What is expected:
Print only the lines from the top of the data through the line with "p6_ty = [-2.91, 2.56, 2.91, 3.0]", both included, skipping every picture.

Recorded information:

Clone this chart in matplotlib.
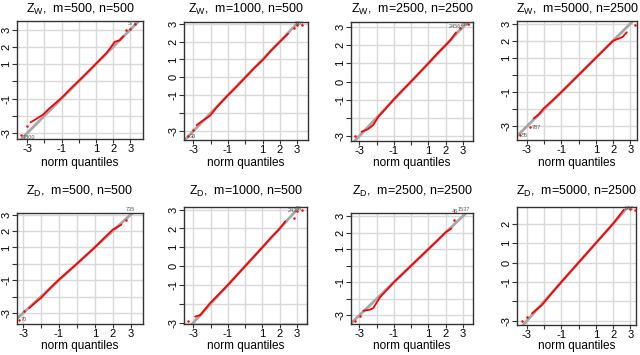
import matplotlib
matplotlib.use("Agg")
import matplotlib.pyplot as plt

plt.rcParams['font.family'] = ['Liberation Sans', 'DejaVu Sans']
plt.rcParams['mathtext.fontset'] = 'custom'
plt.rcParams['mathtext.rm'] = 'Liberation Sans'

# ---- data (theoretical normal quantiles vs sample quantiles) ----
titles = ["Z_W,  m=500, n=500", "Z_W,  m=1000, n=500", "Z_W,  m=2500, n=2500", "Z_W,  m=5000, n=2500",
          "Z_D,  m=500, n=500", "Z_D,  m=1000, n=500", "Z_D,  m=2500, n=2500", "Z_D,  m=5000, n=2500"]

p1_x = [-2.81, -2.5, -2.09, -1.70, -1.3, -1.02, -0.5, -0.05, 0.5, 1.02, 1.3, 1.60, 1.85, 2.09, 2.38, 2.6]
p1_y = [-2.38, -2.2, -1.94, -1.56, -1.22, -0.98, -0.45, -0.02, 0.52, 1.04, 1.33, 1.62, 1.95, 2.29, 2.38, 2.62]
p1_tx = [-3.39, -3.0, 2.77, 2.96, 3.25]
p1_ty = [-3.10, -2.58, 2.96, 3.06, 3.31]

p2_x = [-2.81, -2.5, -2.04, -1.6, -1.0, -0.5, 0.04, 0.5, 1.04, 1.5, 2.0, 2.48]
p2_y = [-2.67, -2.45, -2.15, -1.62, -1.0, -0.52, 0.03, 0.5, 0.99, 1.5, 1.98, 2.44]
p2_tx = [-3.29, -3.0, 2.8, 3.0, 3.3]
p2_ty = [-3.28, -2.95, 2.75, 2.9, 2.9]

p3_x = [-2.87, -2.5, -2.19, -1.9, -1.5, -1.0, -0.5, 0.0, 0.5, 1.0, 1.5, 2.0, 2.3, 2.6]
p3_y = [-2.76, -2.62, -2.39, -1.94, -1.52, -0.98, -0.48, 0.0, 0.5, 1.0, 1.52, 2.0, 2.3, 2.7]
p3_tx = [-3.25, 2.85, 3.3]
p3_ty = [-2.98, 2.95, 3.15]

p4_x = [-2.61, -2.3, -2.03, -1.5, -1.0, -0.5, 0.0, 0.5, 1.0, 1.5, 2.0, 2.3, 2.55, 2.8]
p4_y = [-2.55, -2.3, -1.96, -1.48, -1.0, -0.5, 0.0, 0.5, 1.0, 1.5, 2.0, 2.12, 2.22, 2.5]
p4_tx = [-3.39, -2.81, 3.29]
p4_ty = [-3.52, -3.03, 2.9]

p5_x = [-2.66, -2.3, -2.0, -1.5, -1.0, -0.5, 0.0, 0.5, 1.0, 1.5, 2.0, 2.48]
p5_y = [-2.7, -2.35, -2.08, -1.5, -0.96, -0.48, 0.0, 0.5, 1.0, 1.55, 2.08, 2.39]
p5_tx = [-3.22, -2.95, 2.75, 3.04, 3.2]
p5_ty = [-3.4, -2.9, 2.7, 3.2, 3.3]

p6_x = [-2.9, -2.6, -2.04, -1.75, -1.0, -0.5, 0.0, 0.5, 1.0, 1.5, 1.94, 2.33]
p6_y = [-2.68, -2.6, -1.97, -1.70, -1.0, -0.5, 0.0, 0.5, 1.0, 1.52, 1.93, 2.38]
p6_tx = [-3.29, 2.8, 3.0, 3.3]
p6_ty = [-2.91, 2.56, 2.91, 3.0]

p7_x = [-2.77, -2.4, -2.19, -1.81, -1.0, 0.0, 1.0, 1.5, 2.0, 2.33]
p7_y = [-2.72, -2.66, -2.56, -1.92, -1.0, 0.0, 1.0, 1.5, 2.02, 2.24]
p7_tx = [-3.25, -2.96, 2.5, 2.8, 3.3]
p7_ty = [-3.36, -3.02, 2.74, 3.24, 3.44]

p8_x = [-2.71, -2.13, -1.5, -1.0, 0.0, 1.0, 2.0, 2.33, 2.62]
p8_y = [-2.62, -2.19, -1.52, -1.0, 0.0, 1.0, 2.0, 2.38, 2.72]
p8_tx = [-3.29, -3.0, 3.0, 3.29]
p8_ty = [-3.0, -2.79, 2.76, 2.72]

# outlier id labels: (x, y, text)
labels = [
    [(-3.3, -3.25, "1800"), (2.85, 3.33, "571")],
    [(-3.2, -3.3, "30"), (2.85, 2.98, "326")],
    [(2.2, 3.05, "2456"), (2.8, 3.15, "1877")],
    [(-3.3, -3.55, "55"), (-2.7, -3.05, "787")],
    [(-3.15, -3.4, "70"), (2.75, 3.3, "735")],
    [(2.45, 2.95, "243"), (2.95, 3.05, "58")],
    [(2.35, 3.3, "46"), (2.7, 3.4, "1537")],
    [(2.65, 2.8, "832")],
]

xs = [p1_x, p2_x, p3_x, p4_x, p5_x, p6_x, p7_x, p8_x]
ys = [p1_y, p2_y, p3_y, p4_y, p5_y, p6_y, p7_y, p8_y]
txs = [p1_tx, p2_tx, p3_tx, p4_tx, p5_tx, p6_tx, p7_tx, p8_tx]
tys = [p1_ty, p2_ty, p3_ty, p4_ty, p5_ty, p6_ty, p7_ty, p8_ty]

# ---- layout (pixel boxes: left, right, top, bottom) ----
W, H = 640, 355
boxes = [(17, 143, 21, 139), (184, 308, 22, 140), (351, 473, 22, 141), (517, 637, 21, 140),
         (17, 143, 213, 324), (184, 307, 207, 324), (351, 473, 213, 324), (517, 636, 207, 325)]
xlims = [(-3.6, 3.74), (-3.54, 3.63), (-3.48, 3.58), (-3.58, 3.39),
         (-3.34, 3.69), (-3.54, 3.58), (-3.48, 3.58), (-3.58, 3.33)]
ylims = [(-3.35, 3.5), (-3.5, 3.09), (-3.27, 3.27), (-3.81, 3.16),
         (-3.67, 3.1), (-3.07, 3.14), (-3.52, 3.18), (-3.22, 2.86)]
ylab_show = [[3, 2, 1, -1, -3], [3, 2, 1, 0, -1, -3], [3, 2, 1, 0, -1, -3], [3, 2, 1, -1, -3],
             [3, 2, 1, -1, -3], [3, 2, 1, 0, -1, -3], [3, 2, 1, -1, -3], [2, 1, 0, -1, -3]]
xlab_show = [-3, -1, 1, 2, 3]

fig = plt.figure(figsize=(W / 100, H / 100), dpi=100)

for i in range(8):
    l, r, t, b = boxes[i]
    ax = fig.add_axes([l / W, 1 - b / H, (r - l) / W, (b - t) / H])
    ax.set_xlim(*xlims[i])
    ax.set_ylim(*ylims[i])
    ticks = [-3, -2, -1, 0, 1, 2, 3]
    ax.set_xticks(ticks)
    ax.set_xticklabels([str(v) if v in xlab_show else "" for v in ticks])
    yt = [v for v in ticks if ylims[i][0] <= v <= ylims[i][1]]
    ax.set_yticks(yt)
    ax.set_yticklabels([str(v) if v in ylab_show[i] else "" for v in yt],
                       rotation=90, va='center')
    ax.tick_params(axis='x', labelsize=8, length=3, width=0.8, color='#333333', pad=0.5)
    ax.tick_params(axis='y', labelsize=8, length=3.5, width=0.8, color='#333333', pad=0.5)
    ax.grid(True, color='#d9d9d9', linewidth=1.0)
    ax.set_axisbelow(True)
    for s in ax.spines.values():
        s.set_color('#333333')
        s.set_linewidth(1.0)
    ax.axline((0, 0), slope=1, color='#a6a6a6', linewidth=2.0, zorder=2)
    ax.plot(xs[i], ys[i], color='red', linewidth=1.3, zorder=3, solid_capstyle='round')
    ax.plot(txs[i], tys[i], 'o', color='red', markersize=1.8, markeredgewidth=0, zorder=3)
    for (lx, ly, lt) in labels[i]:
        ax.text(lx, ly, lt, fontsize=4, color='#555555', ha='left', va='center', zorder=4)
    name, rest = titles[i].split(",", 1)
    sub = name.split("_")[1]
    ttl = r"$\mathregular{Z_{%s}}$," % sub + rest
    ty = 9 if i < 4 else 191
    fig.text((l + r) / 2 / W, 1 - ty / H, ttl, fontsize=9, ha='center', va='center')
    xy = 163 if i < 4 else 346
    fig.text((l + r) / 2 / W, 1 - xy / H, "norm quantiles", fontsize=8.5, ha='center', va='center')

fig.savefig("out.png", dpi=100)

The solution:
Clone this chart in matplotlib.
import matplotlib
matplotlib.use("Agg")
import matplotlib.pyplot as plt

plt.rcParams['font.family'] = ['Liberation Sans', 'DejaVu Sans']
plt.rcParams['mathtext.fontset'] = 'custom'
plt.rcParams['mathtext.rm'] = 'Liberation Sans'

# ---- data (theoretical normal quantiles vs sample quantiles) ----
titles = ["Z_W,  m=500, n=500", "Z_W,  m=1000, n=500", "Z_W,  m=2500, n=2500", "Z_W,  m=5000, n=2500",
          "Z_D,  m=500, n=500", "Z_D,  m=1000, n=500", "Z_D,  m=2500, n=2500", "Z_D,  m=5000, n=2500"]

p1_x = [-2.81, -2.5, -2.09, -1.70, -1.3, -1.02, -0.5, -0.05, 0.5, 1.02, 1.3, 1.60, 1.85, 2.09, 2.38, 2.6]
p1_y = [-2.38, -2.2, -1.94, -1.56, -1.22, -0.98, -0.45, -0.02, 0.52, 1.04, 1.33, 1.62, 1.95, 2.29, 2.38, 2.62]
p1_tx = [-3.39, -3.0, 2.77, 2.96, 3.25]
p1_ty = [-3.10, -2.58, 2.96, 3.06, 3.31]

p2_x = [-2.81, -2.5, -2.04, -1.6, -1.0, -0.5, 0.04, 0.5, 1.04, 1.5, 2.0, 2.48]
p2_y = [-2.67, -2.45, -2.15, -1.62, -1.0, -0.52, 0.03, 0.5, 0.99, 1.5, 1.98, 2.44]
p2_tx = [-3.29, -3.0, 2.8, 3.0, 3.3]
p2_ty = [-3.28, -2.95, 2.75, 2.9, 2.9]

p3_x = [-2.87, -2.5, -2.19, -1.9, -1.5, -1.0, -0.5, 0.0, 0.5, 1.0, 1.5, 2.0, 2.3, 2.6]
p3_y = [-2.76, -2.62, -2.39, -1.94, -1.52, -0.98, -0.48, 0.0, 0.5, 1.0, 1.52, 2.0, 2.3, 2.7]
p3_tx = [-3.25, 2.85, 3.3]
p3_ty = [-2.98, 2.95, 3.15]

p4_x = [-2.61, -2.3, -2.03, -1.5, -1.0, -0.5, 0.0, 0.5, 1.0, 1.5, 2.0, 2.3, 2.55, 2.8]
p4_y = [-2.55, -2.3, -1.96, -1.48, -1.0, -0.5, 0.0, 0.5, 1.0, 1.5, 2.0, 2.12, 2.22, 2.5]
p4_tx = [-3.39, -2.81, 3.29]
p4_ty = [-3.52, -3.03, 2.9]

p5_x = [-2.66, -2.3, -2.0, -1.5, -1.0, -0.5, 0.0, 0.5, 1.0, 1.5, 2.0, 2.48]
p5_y = [-2.7, -2.35, -2.08, -1.5, -0.96, -0.48, 0.0, 0.5, 1.0, 1.55, 2.08, 2.39]
p5_tx = [-3.22, -2.95, 2.75, 3.04, 3.2]
p5_ty = [-3.4, -2.9, 2.7, 3.2, 3.3]

p6_x = [-2.9, -2.6, -2.04, -1.75, -1.0, -0.5, 0.0, 0.5, 1.0, 1.5, 1.94, 2.33]
p6_y = [-2.68, -2.6, -1.97, -1.70, -1.0, -0.5, 0.0, 0.5, 1.0, 1.52, 1.93, 2.38]
p6_tx = [-3.29, 2.8, 3.0, 3.3]
p6_ty = [-2.91, 2.56, 2.91, 3.0]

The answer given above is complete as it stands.